Ouverture du festival de Cannes et casting de rêve, le dernier film de M. Anderson donne envie, c'est indéniable. Et si les thèmes chers au réalisateur sont toujours aussi présents et décortiqués, il arrive à renouveler une réalisation toujours plus épatante tout en réussissant à humaniser au maximum ce qui reste l'une des plus touchantes histoires d'amour de l'année. Tout en retenue donc, Wes Anderson livre ce qui pourrait être considéré comme son film le plus abouti, dernier en date d'une filmographie qui n'a cessé de gagner en qualité, autodidacte prodige, on est face à un film qui fera date dans son œuvre.
Un résumé serait inutile, en ce sens qu'il faut découvrir pas à pas l'histoire de ces deux enfants, aux prises d'un monde qui ne les comprend pas (et c'est réciproque), enfermés dans une bulle de bonheur à la quête d'aventure. L'aventure que les personnages du réalisateur n'ont de cesse de chercher, l'exploration, l'évasion, l'identité personnelle pour oublier des relations familiales tendues et un rejet de la société évidents, vient ici non pas ponctuer le film mais le construire. Il ne s'agit pas simplement de trouver un prétexte pour faire montre de dextérité dans les mouvements de caméra mais bel et bien de créer une fenêtre sur cette île et montrer le destin de ce jeune couple à travers une quête épique de liberté.
Comme toujours, la réalisation est impeccable et il est difficile de trouver à y redire. Une première scène très andersonienne (excusez le néologisme), en découpe d'une maison dont on pourrait croire qu'elle sera le théâtre de toutes les péripéties de l'histoire ne sert finalement qu'à établir un état des lieux de la situation. La musique, toujours minutieusement construite, sert au mieux le scénario et rend le résultat des plus personnels : c'est simple, du classique et de la variété française pour un résultat baroque et ô combien fusionnel. Tout comme l'aventure de nos héros et la manière dont l'ensemble est mené finalement, tout est en phase, rien ne vient obstruer le chemin d'un film qui mériterait à être encore plus connu. D'ailleurs, pour ceux qui seraient tentés de partir avant la fin du générique, c'est une grave erreur, mais laissons la surprise aux spectateurs.

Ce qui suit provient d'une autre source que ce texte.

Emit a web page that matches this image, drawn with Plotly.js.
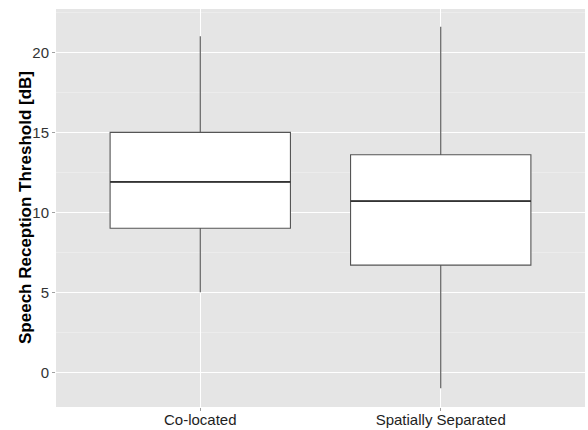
<!DOCTYPE html>
<html>
<head>
<meta charset="utf-8">
<script src="https://cdn.plot.ly/plotly-3.0.1.min.js"></script>
<style>
  html, body { margin: 0; padding: 0; background: #ffffff; }
  #chart { width: 588px; height: 430px; }
</style>
</head>
<body>
<div id="chart"></div>
<script>
// Speech reception threshold per listening condition (box summary statistics, dB)
const groups = ['Co-located', 'Spatially Separated'];
const lowerFence = [5.0, -1.0];
const q1 = [9.0, 6.7];
const median = [11.9, 10.7];
const q3 = [15.0, 13.6];
const upperFence = [21.0, 21.6];

const yTicks = [0, 5, 10, 15, 20];
const yTitle = 'Speech Reception Threshold [dB]';
const boxWidth = 0.75;

const trace = {
  type: 'box',
  x: groups,
  q1: q1,
  median: median,
  q3: q3,
  lowerfence: lowerFence,
  upperfence: upperFence,
  boxpoints: false,
  width: boxWidth,
  whiskerwidth: 0,
  fillcolor: '#ffffff',
  line: { color: '#555555', width: 1.1 },
  hoverinfo: 'skip',
  showlegend: false
};

// heavier median bar, as ggplot draws it
const medianShapes = median.map((m, i) => ({
  type: 'line',
  xref: 'x', yref: 'y',
  x0: i - boxWidth / 2, x1: i + boxWidth / 2,
  y0: m, y1: m,
  line: { color: '#333333', width: 1.8 }
}));

const layout = {
  width: 588,
  height: 430,
  margin: { l: 56, r: 3, t: 9, b: 23 },
  paper_bgcolor: '#ffffff',
  plot_bgcolor: '#e5e5e5',
  font: { family: 'Liberation Sans, Arial, sans-serif', size: 15, color: '#333333' },
  showlegend: false,
  shapes: medianShapes,
  annotations: [{
    text: yTitle,
    xref: 'paper', yref: 'paper',
    x: -0.0586, y: 0.5,
    xanchor: 'center', yanchor: 'middle',
    textangle: -90,
    showarrow: false,
    font: { size: 17, color: '#000000', family: 'Liberation Sans, Arial, sans-serif', weight: 'bold' }
  }],
  xaxis: {
    type: 'category',
    range: [-0.6, 1.6],
    showgrid: true,
    gridcolor: '#ffffff',
    gridwidth: 1,
    zeroline: false,
    showline: false,
    ticks: 'outside',
    ticklen: 3,
    tickcolor: '#a0a0a0',
    ticklabelstandoff: -4,
    tickfont: { size: 15, color: '#1e1e1e' },
    fixedrange: true
  },
  yaxis: {
    range: [-2.17, 22.71],
    tickvals: yTicks,
    ticktext: yTicks.map(String),
    showgrid: true,
    gridcolor: '#ffffff',
    gridwidth: 1,
    minor: { dtick: 2.5, tick0: 0, showgrid: true, gridcolor: '#f0f0f0', gridwidth: 0.6 },
    zeroline: false,
    showline: false,
    ticks: 'outside',
    ticklen: 3,
    tickcolor: '#a0a0a0',
    tickfont: { size: 15, color: '#333333' },
    fixedrange: true
  }
};

Plotly.newPlot('chart', [trace], layout, { displayModeBar: false, staticPlot: true });
</script>
</body>
</html>
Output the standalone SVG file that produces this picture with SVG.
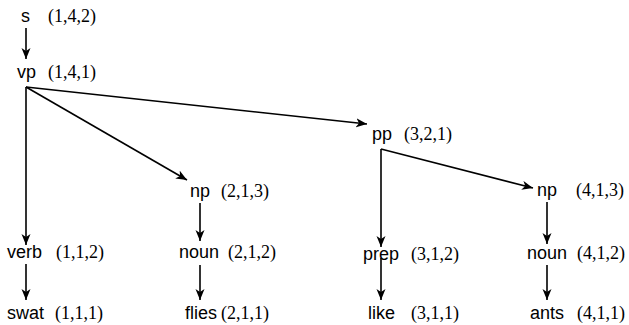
<svg xmlns="http://www.w3.org/2000/svg" width="629" height="325" viewBox="0 0 629 325">
<style>
.w{font-family:"Liberation Sans",Arial,sans-serif;font-size:18px;fill:#000}
.t{font-family:"Liberation Serif","Times New Roman",serif;font-size:18px;fill:#000}
.c line{stroke:#000;stroke-width:1.6;fill:none;marker-end:url(#ah)}
</style>
<defs>
<marker id="ah" markerUnits="userSpaceOnUse" markerWidth="12" markerHeight="10" refX="11" refY="4.5" orient="auto">
<path d="M0,0 L11,4.5 L0,9 L3,4.5 z" fill="#000"/>
</marker>
</defs>
<rect width="629" height="325" fill="#fff"/>
<g id="n-s"><text class="w" x="21" y="22">s</text><text class="t" x="48" y="22">(1,4,2)</text></g>
<g id="n-vp"><text class="w" x="17" y="78">vp</text><text class="t" x="48" y="78">(1,4,1)</text></g>
<g id="n-np1"><text class="w" x="190" y="197">np</text><text class="t" x="221" y="197">(2,1,3)</text></g>
<g id="n-pp"><text class="w" x="372" y="140">pp</text><text class="t" x="404" y="140">(3,2,1)</text></g>
<g id="n-np2"><text class="w" x="537" y="196">np</text><text class="t" x="576" y="196">(4,1,3)</text></g>
<g id="n-verb"><text class="w" x="7" y="258">verb</text><text class="t" x="56" y="258">(1,1,2)</text></g>
<g id="n-noun1"><text class="w" x="179" y="258">noun</text><text class="t" x="228" y="258">(2,1,2)</text></g>
<g id="n-prep"><text class="w" x="363" y="260">prep</text><text class="t" x="411" y="260">(3,1,2)</text></g>
<g id="n-noun2"><text class="w" x="527" y="259">noun</text><text class="t" x="577" y="259">(4,1,2)</text></g>
<g id="n-swat"><text class="w" x="7" y="319">swat</text><text class="t" x="55" y="319">(1,1,1)</text></g>
<g id="n-flies"><text class="w" x="185" y="319">flies</text><text class="t" x="221" y="319">(2,1,1)</text></g>
<g id="n-like"><text class="w" x="368" y="319">like</text><text class="t" x="411" y="319">(3,1,1)</text></g>
<g id="n-ants"><text class="w" x="530" y="319">ants</text><text class="t" x="577" y="319">(4,1,1)</text></g>
<g id="connectors" class="c">
<line x1="26" y1="28" x2="26" y2="59"/>
<line x1="26" y1="87" x2="26" y2="245"/>
<line x1="26" y1="87" x2="187" y2="180"/>
<line x1="26" y1="87" x2="367" y2="124"/>
<line x1="200" y1="203" x2="200" y2="241"/>
<line x1="200" y1="265" x2="200" y2="300"/>
<line x1="26" y1="264" x2="26" y2="300"/>
<line x1="381" y1="149" x2="381" y2="247"/>
<line x1="381" y1="149" x2="533" y2="188"/>
<line x1="381" y1="258" x2="381" y2="300"/>
<line x1="547" y1="202" x2="547" y2="244"/>
<line x1="547" y1="265" x2="547" y2="300"/>
</g>
</svg>
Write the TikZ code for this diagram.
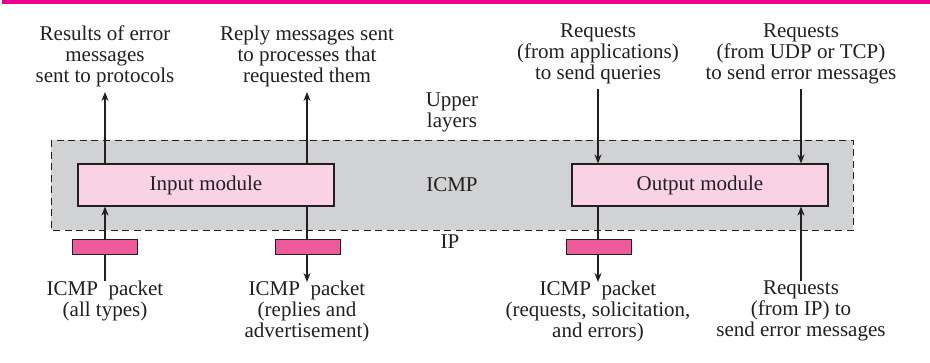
\documentclass[tikz,border=0pt]{standalone}
\usepackage{fontspec}
\setmainfont{Liberation Serif}
\usetikzlibrary{arrows.meta}
\definecolor{barpink}{HTML}{EC008C}
\definecolor{boxgray}{HTML}{D1D2D4}
\definecolor{modpink}{HTML}{F9D3E5}
\definecolor{pktpink}{HTML}{EE5A9C}
\definecolor{ink}{HTML}{231F20}
\tikzset{
  lbl/.style={align=center, inner sep=1pt, text=ink, font=\fontsize{21}{21}\selectfont},
  module/.style={draw=ink, line width=1.1pt, fill=modpink, minimum width=256pt, minimum height=42pt, inner sep=0pt, text=ink, font=\fontsize{21}{21}\selectfont},
  packet/.style={draw=ink, line width=1pt, fill=pktpink, minimum width=65pt, minimum height=15pt, inner sep=0pt},
  arr/.style={draw=ink, line width=1.3pt, -{Stealth[length=9pt,width=7pt]}},
}
\begin{document}
\begin{tikzpicture}[x=1pt,y=-1pt]
\useasboundingbox (0,0) rectangle (930,362);
\fill[barpink] (2,0) rectangle (930,4);
% ICMP layer box
\draw[ink, line width=1pt, fill=boxgray, dash pattern=on 7pt off 4.5pt] (51,140) rectangle (853,230);
\node[module] (in) at (206,185) {Input module};
\node[module] (out) at (700,185) {Output module};
\node[lbl] (upper) at (452,112) {Upper\\layers};
\node[lbl] (icmp) at (452,185) {ICMP};
\node[lbl] (ip) at (450,242) {IP};
% top labels
\node[lbl, anchor=south] (t1) at (105,88) {Results of error\\messages\\sent to protocols};
\node[lbl, anchor=south] (t2) at (307,88) {Reply messages sent\\to processes that\\requested them};
\node[lbl, anchor=south] (t3) at (598,85) {Requests\\(from applications)\\to send queries};
\node[lbl, anchor=south] (t4) at (801,85) {Requests\\(from UDP or TCP)\\to send error messages};
% bottom labels
\node[lbl, anchor=north] (b1) at (105,280) {ICMP\ \ packet\\(all types)};
\node[lbl, anchor=north] (b2) at (307,280) {ICMP\ \ packet\\(replies and\\advertisement)};
\node[lbl, anchor=north] (b3) at (598,280) {ICMP\ \ packet\\(requests, solicitation,\\and errors)};
\node[lbl, anchor=north] (b4) at (801,280) {Requests\\(from IP) to\\send error messages};
% upward arrows from input module
\draw[arr] (in.north -| t1) -- ([yshift=-4pt]t1.south);
\draw[arr] (in.north -| t2) -- ([yshift=-4pt]t2.south);
% downward arrows into output module
\draw[arr] ([yshift=-4pt]t3.south) -- (out.north -| t3);
\draw[arr] ([yshift=-4pt]t4.south) -- (out.north -| t4);
% bottom arrows
\draw[arr] ([yshift=-1pt]b1.north) -- (in.south -| b1);
\draw[arr] (in.south -| b2) -- ([yshift=-2pt]b2.north);
\draw[arr] (out.south -| b3) -- ([yshift=-2pt]b3.north);
\draw[arr] ([yshift=-1pt]b4.north) -- (out.south -| b4);
% packets
\node[packet] (p1) at (104.5,246.5) {};
\node[packet] (p2) at (307.5,246.5) {};
\node[packet] (p3) at (598.5,246.5) {};
\end{tikzpicture}
\end{document}
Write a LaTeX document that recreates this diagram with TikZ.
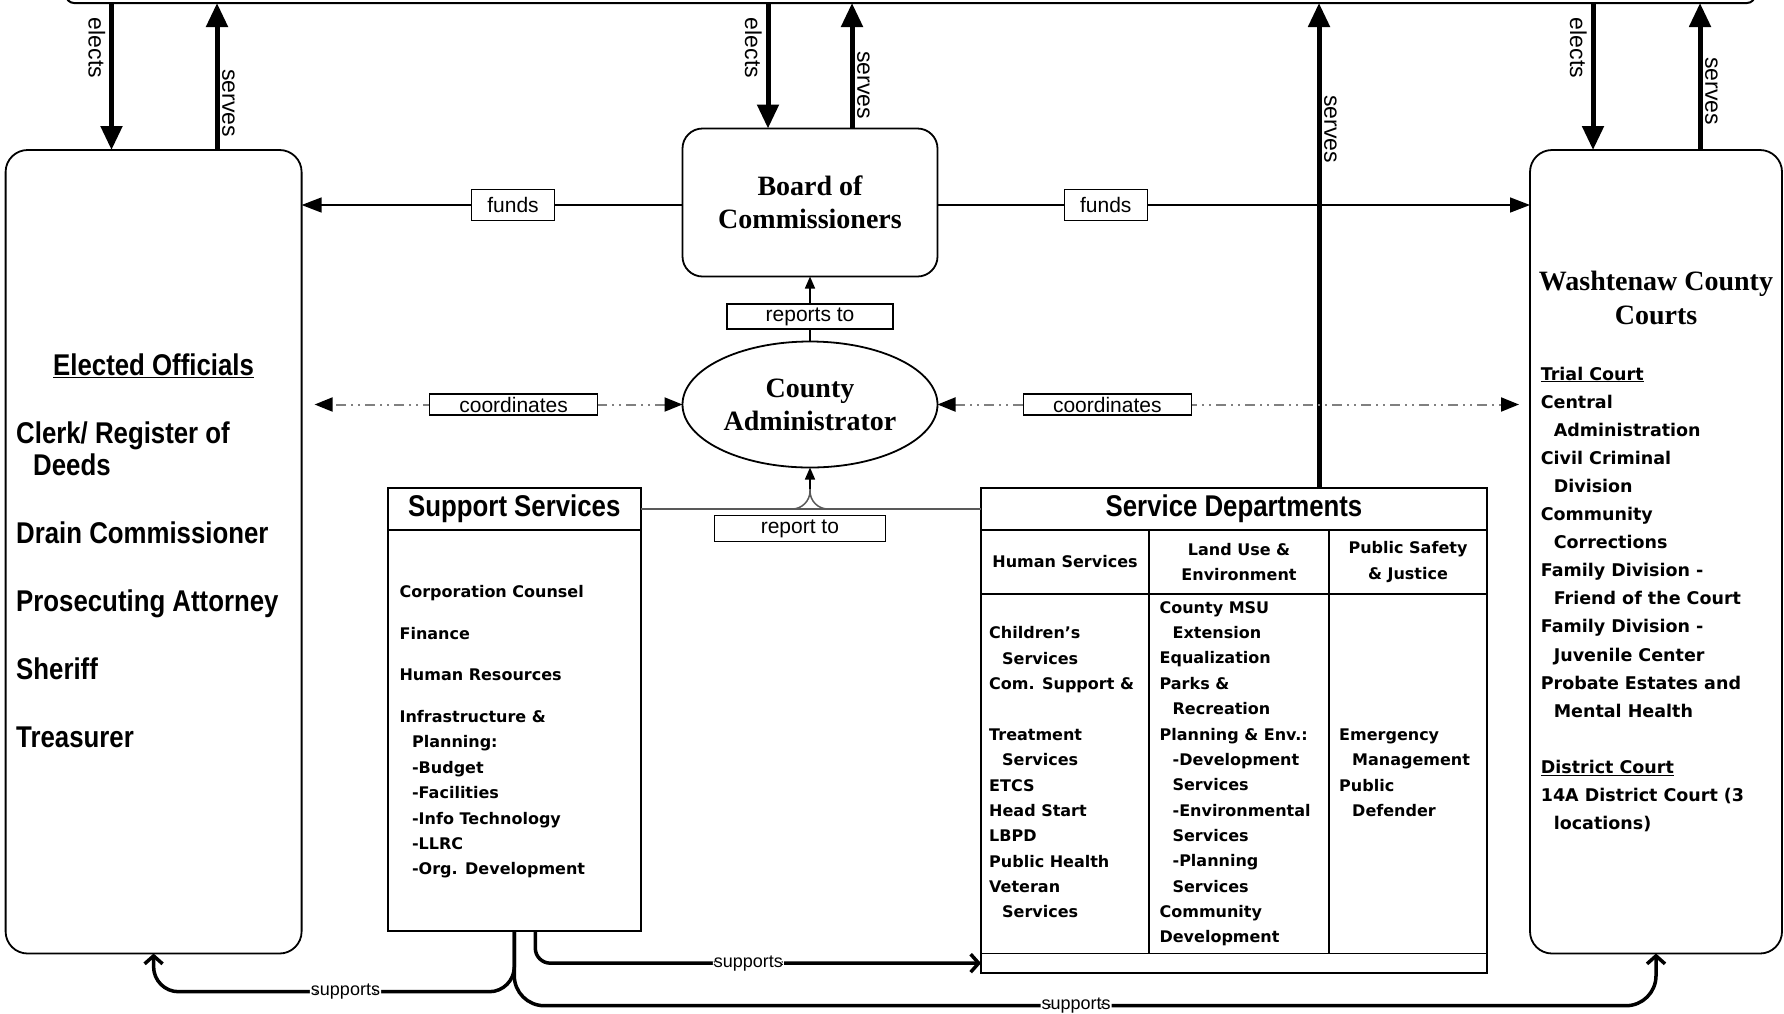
\documentclass[tikz,border=0pt]{standalone}
\usepackage{fontspec}
\setmainfont{Liberation Sans}
\newfontfamily\headfont{Liberation Serif}
\newfontfamily\condfont[FakeStretch=0.86]{Liberation Sans}
\newfontfamily\listfont{DejaVu Sans}
\usetikzlibrary{arrows.meta,shapes.geometric}

\tikzset{
  box/.style={draw, line width=1.8pt, inner sep=0pt, outer sep=0pt},
  roundbox/.style={box, rounded corners=22pt},
  headtext/.style={font=\headfont\bfseries\fontsize{28}{33}\selectfont, align=center},
  condtext/.style={font=\condfont\bfseries\fontsize{30}{32}\selectfont},
  listtext/.style={inner sep=0pt, align=left, font=\listfont\bfseries\fontsize{16}{25.35}\selectfont},
  bigarrow/.style={line width=5pt, -{Triangle[length=24pt,width=21pt]}},
  fundarrow/.style={line width=1.5pt, -{Triangle[length=20pt,width=15pt]}},
  smallarrow/.style={line width=1.5pt, -{Triangle[length=12pt,width=10pt]}},
  coordarrow/.style={line width=2pt, gray, dash pattern=on 10pt off 5pt on 2pt off 5pt on 2pt off 5pt,
    {Triangle[length=18pt,width=14pt,color=black]}-{Triangle[length=18pt,width=14pt,color=black]}},
  greyline/.style={line width=1.5pt, gray!70!black},
  supportline/.style={line width=3.5pt, -{Straight Barb[length=8pt,width=18pt]}},
  tag/.style={draw, solid, black, fill=white, line width=1.5pt, inner sep=0pt, font=\fontsize{21}{24}\selectfont},
  vtag/.style={inner sep=0pt, rotate=-90, font=\fontsize{23}{26}\selectfont},
  stag/.style={fill=white, inner sep=1pt, font=\fontsize{18}{20}\selectfont}
}

\begin{document}
\begin{tikzpicture}[x=1pt,y=-1pt]

\useasboundingbox (0,0) rectangle (1784,1013);

\draw [line width=2pt, rounded corners=8pt] (66,-20) -- (66,3) -- (1755,3) -- (1755,-20);

\coordinate (t1) at (111.5,3);
\coordinate (t2) at (217,3);
\coordinate (t3) at (768,3);
\coordinate (t4) at (852,3);
\coordinate (t5) at (1319,3);
\coordinate (t6) at (1593,3);
\coordinate (t7) at (1700,3);

% boxes
\node [roundbox, minimum width=296pt, minimum height=803.5pt] (elected) at (153.6,551.75) {};
\node [roundbox, rounded corners=20pt, minimum width=255pt, minimum height=148pt, headtext] (board) at (810,202.5) {Board of\\Commissioners};
\node [box, ellipse, minimum width=255pt, minimum height=126pt, headtext] (admin) at (810,404.5) {County\\Administrator};
\node [roundbox, minimum width=252pt, minimum height=803.5pt] (courts) at (1656,551.75) {};

\node [box, minimum width=252.6pt, minimum height=42pt, condtext] (suphead) at (514.3,509) {Support Services};
\node [box, minimum width=252.6pt, minimum height=400.7pt, anchor=north] (supbody) at (suphead.south) {};

\node [box, minimum width=506pt, minimum height=42pt, condtext] (sdhead) at (1234,509) {Service Departments};
\node [box, minimum width=168pt, minimum height=64pt, anchor=north west, listtext, align=center] (hshead) at (sdhead.south west) {Human Services};
\node [box, minimum width=180pt, minimum height=64pt, anchor=north west, listtext, align=center] (luhead) at (hshead.north east) {Land Use \&\\Environment};
\node [box, minimum width=158pt, minimum height=64pt, anchor=north west, listtext, align=center] (pshead) at (luhead.north east) {Public Safety\\\& Justice};
\node [box, minimum width=168pt, minimum height=359.5pt, anchor=north west] (hsbody) at (hshead.south west) {};
\node [box, minimum width=180pt, minimum height=359.5pt, anchor=north west] (lubody) at (luhead.south west) {};
\node [box, minimum width=158pt, minimum height=359.5pt, anchor=north west] (psbody) at (pshead.south west) {};
\node [box, minimum width=506pt, minimum height=19.3pt, anchor=north west] (sdfoot) at (hsbody.south west) {};

% texts
\node [inner sep=0pt, anchor=base, condtext] (eotitle) at (153.6,375.5) {\underline{Elected Officials}};
\node [inner sep=0pt, anchor=north west, align=left, condtext] (eolist) at (16,422)
  {Clerk/ Register of\\\hspace*{17pt}Deeds\\[36pt]Drain Commissioner\\[36pt]Prosecuting Attorney\\[36pt]Sheriff\\[36pt]Treasurer};

\node [inner sep=0pt, headtext, font=\headfont\bfseries\fontsize{28}{34}\selectfont] (ctitle) at (1656,298) {Washtenaw County\\Courts};
\node [listtext, anchor=north west, font=\listfont\bfseries\fontsize{17.5}{28.1}\selectfont] (clist) at (1540.6,366.5)
  {\underline{Trial Court}\\Central\\\hspace*{13pt}Administration\\Civil Criminal\\\hspace*{13pt}Division\\Community\\\hspace*{13pt}Corrections\\Family Division -\\\hspace*{13pt}Friend of the Court\\Family Division -\\\hspace*{13pt}Juvenile Center\\Probate Estates and\\\hspace*{13pt}Mental Health\\[28.1pt]\underline{District Court}\\14A District Court (3\\\hspace*{13pt}locations)};

\node [listtext, anchor=north west] (suplist) at (399.4,585.3)
  {Corporation Counsel\\[16.3pt]Finance\\[16.3pt]Human Resources\\[16.3pt]Infrastructure \&\\\hspace*{12.5pt}Planning:\\\hspace*{12.5pt}-Budget\\\hspace*{12.5pt}-Facilities\\\hspace*{12.5pt}-Info Technology\\\hspace*{12.5pt}-LLRC\\\hspace*{12.5pt}-Org. Development};

\node [listtext, anchor=north west] (hslist) at (989,626.6)
  {Children’s\\\hspace*{13pt}Services\\Com. Support \&\\[25.35pt]Treatment\\\hspace*{13pt}Services\\ETCS\\Head Start\\LBPD\\Public Health\\Veteran\\\hspace*{13pt}Services};
\node [listtext, anchor=north west] (lulist) at (1159.4,601.2)
  {County MSU\\\hspace*{13pt}Extension\\Equalization\\Parks \&\\\hspace*{13pt}Recreation\\Planning \& Env.:\\\hspace*{13pt}-Development\\\hspace*{13pt}Services\\\hspace*{13pt}-Environmental\\\hspace*{13pt}Services\\\hspace*{13pt}-Planning\\\hspace*{13pt}Services\\Community\\Development};
\node [listtext, anchor=north west] (pslist) at (1339,728.5)
  {Emergency\\\hspace*{13pt}Management\\Public\\\hspace*{13pt}Defender};

% elects / serves
\draw [bigarrow] (t1) -- (t1 |- elected.north);
\draw [bigarrow] (t2 |- elected.north) -- (t2);
\draw [bigarrow] (t3) -- (t3 |- board.north);
\draw [bigarrow] (t4 |- board.north) -- (t4);
\draw [bigarrow] (t5 |- sdhead.north) -- (t5);
\draw [bigarrow] (t6) -- (t6 |- courts.north);
\draw [bigarrow] (t7 |- courts.north) -- (t7);

\node [vtag, anchor=north] (el1) at (105.5,48) {elects};
\node [vtag, anchor=south] (se1) at (222,103) {serves};
\node [vtag, anchor=north] (el2) at (762,48) {elects};
\node [vtag, anchor=south] (se2) at (857,85) {serves};
\node [vtag, anchor=south] (se3) at (1324,129) {serves};
\node [vtag, anchor=north] (el3) at (1587,48) {elects};
\node [vtag, anchor=south] (se4) at (1705,91) {serves};

% funds
\draw [fundarrow] ([yshift=-2.5pt]board.west) -- node [tag, pos=0.445, minimum width=83pt, minimum height=31pt] (fund1) {funds} ([yshift=-2.5pt]board.west -| elected.east);
\draw [fundarrow] ([yshift=-2.5pt]board.east) -- node [tag, pos=0.284, minimum width=83pt, minimum height=31pt] (fund2) {funds} ([yshift=-2.5pt]board.east -| courts.west);

% coordinates
\draw [coordarrow] (admin.west) -- node [tag, pos=0.459, minimum width=168pt, minimum height=21pt] (coord1) {coordinates} ([xshift=13pt]admin.west -| elected.east);
\draw [coordarrow] (admin.east) -- node [tag, pos=0.292, minimum width=168pt, minimum height=21pt] (coord2) {coordinates} ([xshift=-11pt]admin.east -| courts.west);

% reporting
\draw [smallarrow] (admin.north) -- node [tag, pos=0.385, minimum width=166pt, minimum height=25pt] (rep1) {reports to} (board.south);

\coordinate (rt) at (admin.south |- suphead.east);
\draw [greyline] (suphead.east) -- node [tag, pos=0.468, yshift=-19.5pt, minimum width=171pt, minimum height=26pt] (rep2) {report to} (sdhead.west);
\draw [greyline, rounded corners=18pt] ([xshift=-20pt]rt) -| ([yshift=20pt]rt);
\draw [greyline, rounded corners=18pt] ([xshift=20pt]rt) -| ([yshift=20pt]rt);
\draw [smallarrow] ([yshift=20pt]rt) -- (admin.south);

% supports
\draw [supportline, rounded corners=25pt] (supbody.south) |- node [stag, pos=0.734] (sup1) {supports} ([yshift=-61pt]supbody.south -| elected.south) -- (elected.south);
\draw [supportline, rounded corners=30pt] (supbody.south) |- node [stag, pos=0.746] (sup2) {supports} ([yshift=-75pt]supbody.south -| courts.south) -- (courts.south);
\draw [supportline, rounded corners=15pt] ([xshift=21pt]supbody.south) |- node [stag, pos=0.739] (sup3) {supports} (sdfoot.west);

\end{tikzpicture}
\end{document}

On aime ou on n'aime pas, le résultat peut paraître chirurgical mais il faut le reconnaître, l'émotion est bien là : on vit l'aventure comme les deux personnages principaux, on la vit à tel point qu'à la sortie du cinéma, le monde parait bien fade en comparaison. Point d'orgue du film, la scène de la plage bien entendu, qui restera dans les mémoires grâce à l'une des plus belles scènes de baiser du cinéma ces dernières années. On souligne l'essentiel sans trop en faire et, la chose n'est pas coutume, le réalisateur prend le risque de virer au film catastrophe en s'en tirant avec brio. D'ailleurs, on peut saluer la performance d'acteurs des jeunes comédiens dont le parcours futur est à suivre avec le plus vif intérêt.
Clairement, on tombe amoureux de ces filtres jaunes, de ces paysages splendides, de cet univers tout entier qu'on avait même réussi à reconnaître dans ce qui est peut-être le moins personnel des films du réalisateur : Fantastic Mr Fox, on en redemande et on fait finalement une compilation parfaite de tout ce qu'il y a eu de meilleur dans le passé tout en surpassant l'original : l'aventure de La vie aquatique, l'histoire d'amour complexe de Rushmore, la débrouillardise des personnages de Fantastic Mr Fox, les relations familiales complexes du Darjeeling Limited ou de La famille Tenenbaum et on ajoute une mise en scène absolument parfaite. L'absurdité des situations renforce le climat du film et les thèmes abordés en apportant une dose de naïveté pour permettre au spectateur non pas de prendre la chose à la légère mais de souffler et de relativiser devant la vie de chaque personnage.
Qu'on soit un fan ou pas, qu'on apprécie ou pas le travail de maître, Moonrise Kingdom doit être vu afin de pénétrer l'univers d'un cinéaste de passion et se laisser emporter à voir un autre monde, un monde où tout peut arriver, où les situations loufoques paraissent normales, où le pardon est possible. La note maximum est amplement méritée.